● PROVIDED DATA
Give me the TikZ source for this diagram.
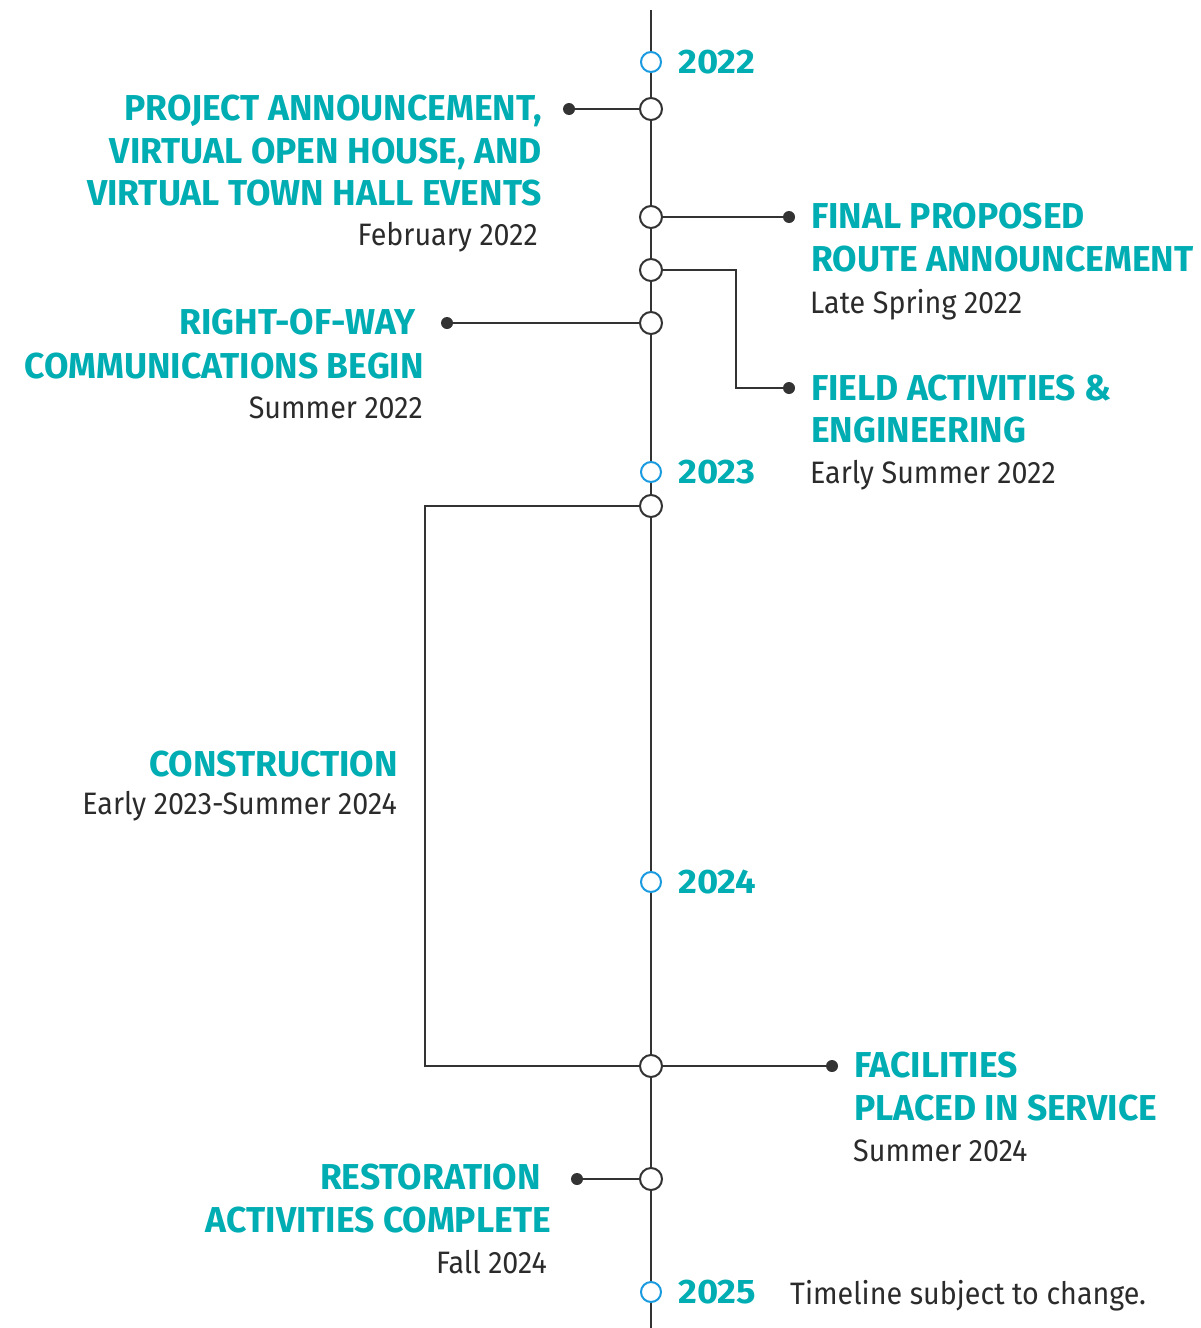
\documentclass[tikz,border=0pt]{standalone}
\usepackage{fontspec}
\setmainfont{Fira Sans}
\newfontfamily\headfont[FakeStretch=0.985]{Fira Sans Bold}
\newfontfamily\yearfont[FakeStretch=1.07]{Fira Sans Bold}
\newfontfamily\bodyfont[FakeStretch=0.925]{Fira Sans}
\definecolor{teal}{HTML}{00ADB2}
\definecolor{yearblue}{HTML}{1A9BE0}
\definecolor{linegrey}{HTML}{333333}
\definecolor{txtgrey}{HTML}{2B2B2B}
\begin{document}
\begin{tikzpicture}[x=1pt,y=-1pt,
  line/.style={draw=linegrey,line width=2pt},
  evt/.style={circle,draw=linegrey,line width=2pt,fill=white,minimum size=22pt,inner sep=0pt},
  yr/.style={circle,draw=yearblue,line width=2pt,fill=white,minimum size=20pt,inner sep=0pt},
  dot/.style={circle,fill=linegrey,minimum size=12pt,inner sep=0pt},
  head/.style={inner sep=0pt,text=teal,font=\headfont\fontsize{36}{43}\selectfont},
  yrtxt/.style={inner sep=0pt,text=teal,font=\yearfont\fontsize{34}{40}\selectfont},
  sub/.style={inner sep=0pt,text=txtgrey,font=\bodyfont\fontsize{31}{37}\selectfont}]
\useasboundingbox (0,0) rectangle (1200,1328);
% axis
\coordinate (top) at (651,10);
\coordinate (bot) at (651,1328);
\draw[line] (top) -- (bot);
% year markers
\node[yr] (y22) at (651,62) {};
\node[yr] (y23) at (651,472) {};
\node[yr] (y24) at (651,882) {};
\node[yr] (y25) at (651,1292) {};
\node[yrtxt,anchor=base west] (t22) at (678,73.5) {2022};
\node[yrtxt,anchor=base west] (t23) at (678,483.5) {2023};
\node[yrtxt,anchor=base west] (t24) at (678,893.5) {2024};
\node[yrtxt,anchor=base west] (t25) at (678,1303.5) {2025};
\node[sub,anchor=base west] (note) at (790,1304) {Timeline subject to change.};
% event markers
\node[evt] (e1) at (651,109) {};
\node[evt] (e2) at (651,217) {};
\node[evt] (e3) at (651,270) {};
\node[evt] (e4) at (651,323) {};
\node[evt] (e5) at (651,506) {};
\node[evt] (e6) at (651,1066) {};
\node[evt] (e7) at (651,1179) {};
% dots
\node[dot] (d1) at (569,109) {};
\node[dot] (d2) at (789,217) {};
\node[dot] (d3) at (789,388) {};
\node[dot] (d4) at (447,323) {};
\node[dot] (d6) at (832,1066) {};
\node[dot] (d7) at (577,1179) {};
\coordinate (c3) at (736,270);
\coordinate (c3b) at (736,388);
\coordinate (c5) at (425,506);
\coordinate (c5b) at (425,1066);
% connectors
\draw[line] (e1) -- (d1);
\draw[line] (e2) -- (d2);
\draw[line] (e3) -- (c3) -- (c3b) -- (d3);
\draw[line] (e4) -- (d4);
\draw[line] (e5) -- (c5) -- (c5b) -- (e6);
\draw[line] (e6) -- (d6);
\draw[line] (e7) -- (d7);
% labels
\node[head,anchor=base east] (l1a) at (542,120.5) {PROJECT ANNOUNCEMENT,};
\node[head,anchor=base east] (l1b) at (542,163.5) {VIRTUAL OPEN HOUSE, AND};
\node[head,anchor=base east] (l1c) at (542,205.5) {VIRTUAL TOWN HALL EVENTS};
\node[sub,anchor=base east] (s1) at (538,245) {February 2022};
\node[head,anchor=base west] (l2a) at (811,228.5) {FINAL PROPOSED};
\node[head,anchor=base west] (l2b) at (811,271.5) {ROUTE ANNOUNCEMENT};
\node[sub,anchor=base west] (s2) at (810,313) {Late Spring 2022};
\node[head,anchor=base east] (l4a) at (416,334.5) {RIGHT-OF-WAY};
\node[head,anchor=base east] (l4b) at (424,378.5) {COMMUNICATIONS BEGIN};
\node[sub,anchor=base east] (s4) at (423,418) {Summer 2022};
\node[head,anchor=base west] (l3a) at (811,400.5) {FIELD ACTIVITIES \&};
\node[head,anchor=base west] (l3b) at (811,442.5) {ENGINEERING};
\node[sub,anchor=base west] (s3) at (810,483) {Early Summer 2022};
\node[head,anchor=base east] (l5a) at (398,776.5) {CONSTRUCTION};
\node[sub,anchor=base east] (s5) at (397,814) {Early 2023-Summer 2024};
\node[head,anchor=base west] (l6a) at (854,1077.5) {FACILITIES};
\node[head,anchor=base west] (l6b) at (854,1120.5) {PLACED IN SERVICE};
\node[sub,anchor=base west] (s6) at (853,1161) {Summer 2024};
\node[head,anchor=base east] (l7a) at (541,1189.5) {RESTORATION};
\node[head,anchor=base east] (l7b) at (551,1232.5) {ACTIVITIES COMPLETE};
\node[sub,anchor=base east] (s7) at (547,1273) {Fall 2024};
\end{tikzpicture}
\end{document}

● EXERCISE PROMPT
Repeat the material above verbatim, with no pictures in the output.

● THE RESULT
Give me the TikZ source for this diagram.
\documentclass[tikz,border=0pt]{standalone}
\usepackage{fontspec}
\setmainfont{Fira Sans}
\newfontfamily\headfont[FakeStretch=0.985]{Fira Sans Bold}
\newfontfamily\yearfont[FakeStretch=1.07]{Fira Sans Bold}
\newfontfamily\bodyfont[FakeStretch=0.925]{Fira Sans}
\definecolor{teal}{HTML}{00ADB2}
\definecolor{yearblue}{HTML}{1A9BE0}
\definecolor{linegrey}{HTML}{333333}
\definecolor{txtgrey}{HTML}{2B2B2B}
\begin{document}
\begin{tikzpicture}[x=1pt,y=-1pt,
  line/.style={draw=linegrey,line width=2pt},
  evt/.style={circle,draw=linegrey,line width=2pt,fill=white,minimum size=22pt,inner sep=0pt},
  yr/.style={circle,draw=yearblue,line width=2pt,fill=white,minimum size=20pt,inner sep=0pt},
  dot/.style={circle,fill=linegrey,minimum size=12pt,inner sep=0pt},
  head/.style={inner sep=0pt,text=teal,font=\headfont\fontsize{36}{43}\selectfont},
  yrtxt/.style={inner sep=0pt,text=teal,font=\yearfont\fontsize{34}{40}\selectfont},
  sub/.style={inner sep=0pt,text=txtgrey,font=\bodyfont\fontsize{31}{37}\selectfont}]
\useasboundingbox (0,0) rectangle (1200,1328);
% axis
\coordinate (top) at (651,10);
\coordinate (bot) at (651,1328);
\draw[line] (top) -- (bot);
% year markers
\node[yr] (y22) at (651,62) {};
\node[yr] (y23) at (651,472) {};
\node[yr] (y24) at (651,882) {};
\node[yr] (y25) at (651,1292) {};
\node[yrtxt,anchor=base west] (t22) at (678,73.5) {2022};
\node[yrtxt,anchor=base west] (t23) at (678,483.5) {2023};
\node[yrtxt,anchor=base west] (t24) at (678,893.5) {2024};
\node[yrtxt,anchor=base west] (t25) at (678,1303.5) {2025};
\node[sub,anchor=base west] (note) at (790,1304) {Timeline subject to change.};
% event markers
\node[evt] (e1) at (651,109) {};
\node[evt] (e2) at (651,217) {};
\node[evt] (e3) at (651,270) {};
\node[evt] (e4) at (651,323) {};
\node[evt] (e5) at (651,506) {};
\node[evt] (e6) at (651,1066) {};
\node[evt] (e7) at (651,1179) {};
% dots
\node[dot] (d1) at (569,109) {};
\node[dot] (d2) at (789,217) {};
\node[dot] (d3) at (789,388) {};
\node[dot] (d4) at (447,323) {};
\node[dot] (d6) at (832,1066) {};
\node[dot] (d7) at (577,1179) {};
\coordinate (c3) at (736,270);
\coordinate (c3b) at (736,388);
\coordinate (c5) at (425,506);
\coordinate (c5b) at (425,1066);
% connectors
\draw[line] (e1) -- (d1);
\draw[line] (e2) -- (d2);
\draw[line] (e3) -- (c3) -- (c3b) -- (d3);
\draw[line] (e4) -- (d4);
\draw[line] (e5) -- (c5) -- (c5b) -- (e6);
\draw[line] (e6) -- (d6);
\draw[line] (e7) -- (d7);
% labels
\node[head,anchor=base east] (l1a) at (542,120.5) {PROJECT ANNOUNCEMENT,};
\node[head,anchor=base east] (l1b) at (542,163.5) {VIRTUAL OPEN HOUSE, AND};
\node[head,anchor=base east] (l1c) at (542,205.5) {VIRTUAL TOWN HALL EVENTS};
\node[sub,anchor=base east] (s1) at (538,245) {February 2022};
\node[head,anchor=base west] (l2a) at (811,228.5) {FINAL PROPOSED};
\node[head,anchor=base west] (l2b) at (811,271.5) {ROUTE ANNOUNCEMENT};
\node[sub,anchor=base west] (s2) at (810,313) {Late Spring 2022};
\node[head,anchor=base east] (l4a) at (416,334.5) {RIGHT-OF-WAY};
\node[head,anchor=base east] (l4b) at (424,378.5) {COMMUNICATIONS BEGIN};
\node[sub,anchor=base east] (s4) at (423,418) {Summer 2022};
\node[head,anchor=base west] (l3a) at (811,400.5) {FIELD ACTIVITIES \&};
\node[head,anchor=base west] (l3b) at (811,442.5) {ENGINEERING};
\node[sub,anchor=base west] (s3) at (810,483) {Early Summer 2022};
\node[head,anchor=base east] (l5a) at (398,776.5) {CONSTRUCTION};
\node[sub,anchor=base east] (s5) at (397,814) {Early 2023-Summer 2024};
\node[head,anchor=base west] (l6a) at (854,1077.5) {FACILITIES};
\node[head,anchor=base west] (l6b) at (854,1120.5) {PLACED IN SERVICE};
\node[sub,anchor=base west] (s6) at (853,1161) {Summer 2024};
\node[head,anchor=base east] (l7a) at (541,1189.5) {RESTORATION};
\node[head,anchor=base east] (l7b) at (551,1232.5) {ACTIVITIES COMPLETE};
\node[sub,anchor=base east] (s7) at (547,1273) {Fall 2024};
\end{tikzpicture}
\end{document}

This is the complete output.